The problem:
Write out the material again exactly, please, and omit the pictures.

Data provided:

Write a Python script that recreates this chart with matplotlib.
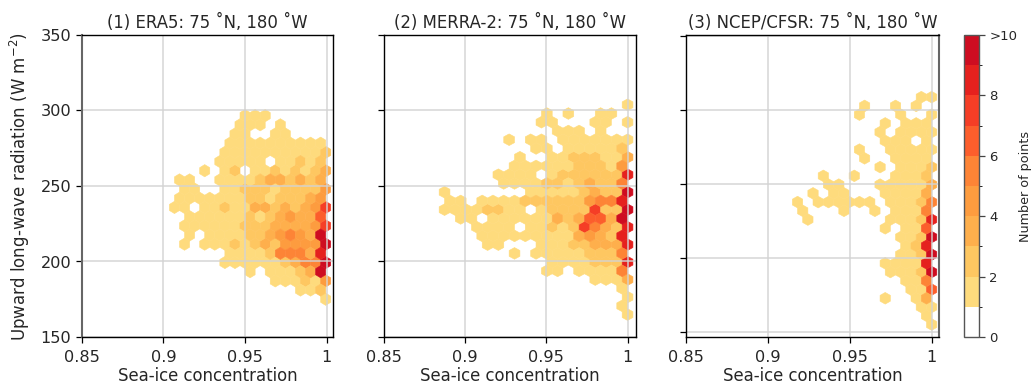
import numpy as np
import matplotlib
matplotlib.use("Agg")
import matplotlib.pyplot as plt
from matplotlib.colors import ListedColormap, BoundaryNorm

# Each row of the hexagon lattice, top to bottom: (column of first cell counted
# from the right edge, counts for every second column going right; '.' = empty)
ERA5_ROWS = [
    (16, "111"), (17, "111.1"), (18, "11..11"), (19, "1111111111"),
    (20, "11111111112"), (21, "11111.11212"), (24, "1.12.11212123"),
    (29, "11..11112332323"), (28, "11..11222122224"), (29, "111111122122234"),
    (30, "11.1121133232347"), (27, "11111121234336"), (28, "111111222333347"),
    (27, "1.111122345439"), (28, "1.1112123244449"), (19, "1111255538"),
    (20, "11111123559"), (15, "1.111239"), (10, "111214"), (5, "112"), (0, "1"),
]
MERRA_ROWS = [
    (0, "1"), (15, "1.1..11"), (16, "11...11.1"), (13, "111.1"),
    (22, "1.11.1111111"), (17, "11.111112"), (20, "1..11222113"),
    (21, "11111122214"), (24, "1111.12222228"), (23, "111122123225"),
    (34, "1.......1111123229"), (33, "11.11112222224558"),
    (34, "11112211.122227229"), (31, "11.1111113236639"),
    (28, "1111.1121275328"), (27, "11111111134328"), (26, "11...111223338"),
    (21, "1.111112225"), (14, "11112228"), (15, "11.11115"), (6, "1113"),
    (1, "1"), (0, "1"), (1, "1"), (0, "1"),
]
NCEP_ROWS = [
    (2, "11"), (13, "1..1.1"), (14, "1...1..1"), (9, "1.111"), (10, "1.1111"),
    (9, "111.1"), (14, "1..11111"), (13, "1..1111"), (10, "1.1112"),
    (21, "1..1...1112"), (20, "11...111113"), (23, "1.11...11113"),
    (26, "1.111111.11125"), (25, "1...1..1.1115"), (24, "1.......11128"),
    (9, "1.116"), (6, "1129"), (5, "128"), (6, "1129"), (9, "11118"),
    (8, "11129"), (5, "115"), (4, "116"), (9, "1..13"), (2, "11"), (1, "1"),
    (0, "1"),
]

TITLES = ["(1) ERA5: 75 ˚N, 180 ˚W", "(2) MERRA-2: 75 ˚N, 180 ˚W",
          "(3) NCEP/CFSR: 75 ˚N, 180 ˚W"]
X_TICKS = [0.85, 0.9, 0.95, 1.0]
X_LABELS = ["0.85", "0.9", "0.95", "1"]
Y_TICKS = [150, 200, 250, 300, 350]
CB_TICKS = [0, 2, 4, 6, 8, 10]
CB_LABELS = ["0", "2", "4", "6", "8", ">10"]
COLORS = ["#ffffff", "#fedb7d", "#fec761", "#feaf4c", "#fd9c3f",
          "#fd8436", "#fc5e2c", "#f53e26", "#e5211e", "#ce0d21"]

# lattice origin (x, y of the top right cell), half-steps and axis limits
PANELS = [
    dict(rows=ERA5_ROWS, x0=0.99939, dx=0.003086, y0=296.6, dy=6.08,
         box=(81.7, 333.3), xlim=(0.85, 1.00405), ylim=(150, 350)),
    dict(rows=MERRA_ROWS, x0=1.0, dx=0.003315, y0=303.8, dy=5.79,
         box=(384.0, 636.0), xlim=(0.85, 1.0052), ylim=(150, 350)),
    dict(rows=NCEP_ROWS, x0=1.0, dx=0.003153, y0=308.5, dy=5.91,
         box=(686.3, 939.0), xlim=(0.85, 1.0045), ylim=(146.4, 350.5)),
]

W, H = 1035, 385
TOP, BOTTOM = 35.0, 337.0
TEXT = "#262626"
cmap = ListedColormap(COLORS)
norm = BoundaryNorm(np.arange(0, 11), cmap.N)

fig = plt.figure(figsize=(W / 100, H / 100), dpi=100)


def expand(p):
    xs, ys, cs = [], [], []
    for r, (start, vals) in enumerate(p["rows"]):
        for i, ch in enumerate(vals):
            if ch != ".":
                xs.append(p["x0"] - (start - 2 * i) * p["dx"])
                ys.append(p["y0"] - r * p["dy"])
                cs.append(int(ch))
    return np.array(xs), np.array(ys), np.array(cs, float)


hb = None
for i, p in enumerate(PANELS):
    l, rgt = p["box"]
    ax = fig.add_axes([l / W, 1 - BOTTOM / H, (rgt - l) / W, (BOTTOM - TOP) / H])
    xs, ys, cs = expand(p)
    m = 24
    sx, sy = 2 * p["dx"], 2 * p["dy"]
    ext = (p["x0"] - m * sx, p["x0"] + 2 * sx, p["y0"] - m * sy, p["y0"] + 2 * sy)
    hb = ax.hexbin(xs, ys, C=cs, gridsize=(m + 2, m + 2), extent=ext,
                   reduce_C_function=np.max, cmap=cmap, norm=norm, linewidths=0.4)
    ax.set_xlim(*p["xlim"])
    ax.set_ylim(*p["ylim"])
    ax.set_xticks(X_TICKS, X_LABELS)
    ax.set_yticks(Y_TICKS)
    ax.set_axisbelow(False)
    ax.grid(True, color="#d3d3d3", lw=1.2, alpha=0.85)
    ax.tick_params(labelsize=11.6, labelcolor=TEXT, length=4, width=0.9)
    ax.tick_params(axis="x", pad=5)
    if i:
        ax.tick_params(labelleft=False)
    else:
        ax.set_ylabel("Upward long-wave radiation (W m$^{-2}$)", fontsize=12,
                      color=TEXT, labelpad=6)
    ax.set_xlabel("Sea-ice concentration", fontsize=11.9, color=TEXT, labelpad=2)
    ax.set_title(TITLES[i], fontsize=11.9, color=TEXT, pad=5)
    for s in ax.spines.values():
        s.set_linewidth(1.0)
        s.set_zorder(3)
    side = "right" if i == 2 else "left"
    if i != 1:
        ax.spines[side].set_color("#666666")
        ax.spines[side].set_linewidth(1.5)

cax = fig.add_axes([964 / W, 1 - BOTTOM / H, 15 / W, (BOTTOM - TOP) / H])
cb = fig.colorbar(hb, cax=cax, ticks=CB_TICKS, spacing="proportional")
cb.ax.set_yticklabels(CB_LABELS)
cb.ax.tick_params(labelsize=9.5, labelcolor=TEXT, length=4, width=0.9, color="#444444")
cb.outline.set_edgecolor("#555555")
cb.outline.set_linewidth(1.0)
cb.set_label("Number of points", fontsize=9.2, color=TEXT, labelpad=1)

fig.savefig("out.png", dpi=100)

Exercise answer:
Write a Python script that recreates this chart with matplotlib.
import numpy as np
import matplotlib
matplotlib.use("Agg")
import matplotlib.pyplot as plt
from matplotlib.colors import ListedColormap, BoundaryNorm

# Each row of the hexagon lattice, top to bottom: (column of first cell counted
# from the right edge, counts for every second column going right; '.' = empty)
ERA5_ROWS = [
    (16, "111"), (17, "111.1"), (18, "11..11"), (19, "1111111111"),
    (20, "11111111112"), (21, "11111.11212"), (24, "1.12.11212123"),
    (29, "11..11112332323"), (28, "11..11222122224"), (29, "111111122122234"),
    (30, "11.1121133232347"), (27, "11111121234336"), (28, "111111222333347"),
    (27, "1.111122345439"), (28, "1.1112123244449"), (19, "1111255538"),
    (20, "11111123559"), (15, "1.111239"), (10, "111214"), (5, "112"), (0, "1"),
]
MERRA_ROWS = [
    (0, "1"), (15, "1.1..11"), (16, "11...11.1"), (13, "111.1"),
    (22, "1.11.1111111"), (17, "11.111112"), (20, "1..11222113"),
    (21, "11111122214"), (24, "1111.12222228"), (23, "111122123225"),
    (34, "1.......1111123229"), (33, "11.11112222224558"),
    (34, "11112211.122227229"), (31, "11.1111113236639"),
    (28, "1111.1121275328"), (27, "11111111134328"), (26, "11...111223338"),
    (21, "1.111112225"), (14, "11112228"), (15, "11.11115"), (6, "1113"),
    (1, "1"), (0, "1"), (1, "1"), (0, "1"),
]
NCEP_ROWS = [
    (2, "11"), (13, "1..1.1"), (14, "1...1..1"), (9, "1.111"), (10, "1.1111"),
    (9, "111.1"), (14, "1..11111"), (13, "1..1111"), (10, "1.1112"),
    (21, "1..1...1112"), (20, "11...111113"), (23, "1.11...11113"),
    (26, "1.111111.11125"), (25, "1...1..1.1115"), (24, "1.......11128"),
    (9, "1.116"), (6, "1129"), (5, "128"), (6, "1129"), (9, "11118"),
    (8, "11129"), (5, "115"), (4, "116"), (9, "1..13"), (2, "11"), (1, "1"),
    (0, "1"),
]

TITLES = ["(1) ERA5: 75 ˚N, 180 ˚W", "(2) MERRA-2: 75 ˚N, 180 ˚W",
          "(3) NCEP/CFSR: 75 ˚N, 180 ˚W"]
X_TICKS = [0.85, 0.9, 0.95, 1.0]
X_LABELS = ["0.85", "0.9", "0.95", "1"]
Y_TICKS = [150, 200, 250, 300, 350]
CB_TICKS = [0, 2, 4, 6, 8, 10]
CB_LABELS = ["0", "2", "4", "6", "8", ">10"]
COLORS = ["#ffffff", "#fedb7d", "#fec761", "#feaf4c", "#fd9c3f",
          "#fd8436", "#fc5e2c", "#f53e26", "#e5211e", "#ce0d21"]

# lattice origin (x, y of the top right cell), half-steps and axis limits
PANELS = [
    dict(rows=ERA5_ROWS, x0=0.99939, dx=0.003086, y0=296.6, dy=6.08,
         box=(81.7, 333.3), xlim=(0.85, 1.00405), ylim=(150, 350)),
    dict(rows=MERRA_ROWS, x0=1.0, dx=0.003315, y0=303.8, dy=5.79,
         box=(384.0, 636.0), xlim=(0.85, 1.0052), ylim=(150, 350)),
    dict(rows=NCEP_ROWS, x0=1.0, dx=0.003153, y0=308.5, dy=5.91,
         box=(686.3, 939.0), xlim=(0.85, 1.0045), ylim=(146.4, 350.5)),
]

W, H = 1035, 385
TOP, BOTTOM = 35.0, 337.0
TEXT = "#262626"
cmap = ListedColormap(COLORS)
norm = BoundaryNorm(np.arange(0, 11), cmap.N)

fig = plt.figure(figsize=(W / 100, H / 100), dpi=100)


def expand(p):
    xs, ys, cs = [], [], []
    for r, (start, vals) in enumerate(p["rows"]):
        for i, ch in enumerate(vals):
            if ch != ".":
                xs.append(p["x0"] - (start - 2 * i) * p["dx"])
                ys.append(p["y0"] - r * p["dy"])
                cs.append(int(ch))
    return np.array(xs), np.array(ys), np.array(cs, float)


hb = None
for i, p in enumerate(PANELS):
    l, rgt = p["box"]
    ax = fig.add_axes([l / W, 1 - BOTTOM / H, (rgt - l) / W, (BOTTOM - TOP) / H])
    xs, ys, cs = expand(p)
    m = 24
    sx, sy = 2 * p["dx"], 2 * p["dy"]
    ext = (p["x0"] - m * sx, p["x0"] + 2 * sx, p["y0"] - m * sy, p["y0"] + 2 * sy)
    hb = ax.hexbin(xs, ys, C=cs, gridsize=(m + 2, m + 2), extent=ext,
                   reduce_C_function=np.max, cmap=cmap, norm=norm, linewidths=0.4)
    ax.set_xlim(*p["xlim"])
    ax.set_ylim(*p["ylim"])
    ax.set_xticks(X_TICKS, X_LABELS)
    ax.set_yticks(Y_TICKS)
    ax.set_axisbelow(False)
    ax.grid(True, color="#d3d3d3", lw=1.2, alpha=0.85)
    ax.tick_params(labelsize=11.6, labelcolor=TEXT, length=4, width=0.9)
    ax.tick_params(axis="x", pad=5)
    if i:
        ax.tick_params(labelleft=False)
    else:
        ax.set_ylabel("Upward long-wave radiation (W m$^{-2}$)", fontsize=12,
                      color=TEXT, labelpad=6)
    ax.set_xlabel("Sea-ice concentration", fontsize=11.9, color=TEXT, labelpad=2)
    ax.set_title(TITLES[i], fontsize=11.9, color=TEXT, pad=5)
    for s in ax.spines.values():
        s.set_linewidth(1.0)
        s.set_zorder(3)
    side = "right" if i == 2 else "left"
    if i != 1:
        ax.spines[side].set_color("#666666")
        ax.spines[side].set_linewidth(1.5)

cax = fig.add_axes([964 / W, 1 - BOTTOM / H, 15 / W, (BOTTOM - TOP) / H])
cb = fig.colorbar(hb, cax=cax, ticks=CB_TICKS, spacing="proportional")
cb.ax.set_yticklabels(CB_LABELS)
cb.ax.tick_params(labelsize=9.5, labelcolor=TEXT, length=4, width=0.9, color="#444444")
cb.outline.set_edgecolor("#555555")
cb.outline.set_linewidth(1.0)
cb.set_label("Number of points", fontsize=9.2, color=TEXT, labelpad=1)

fig.savefig("out.png", dpi=100)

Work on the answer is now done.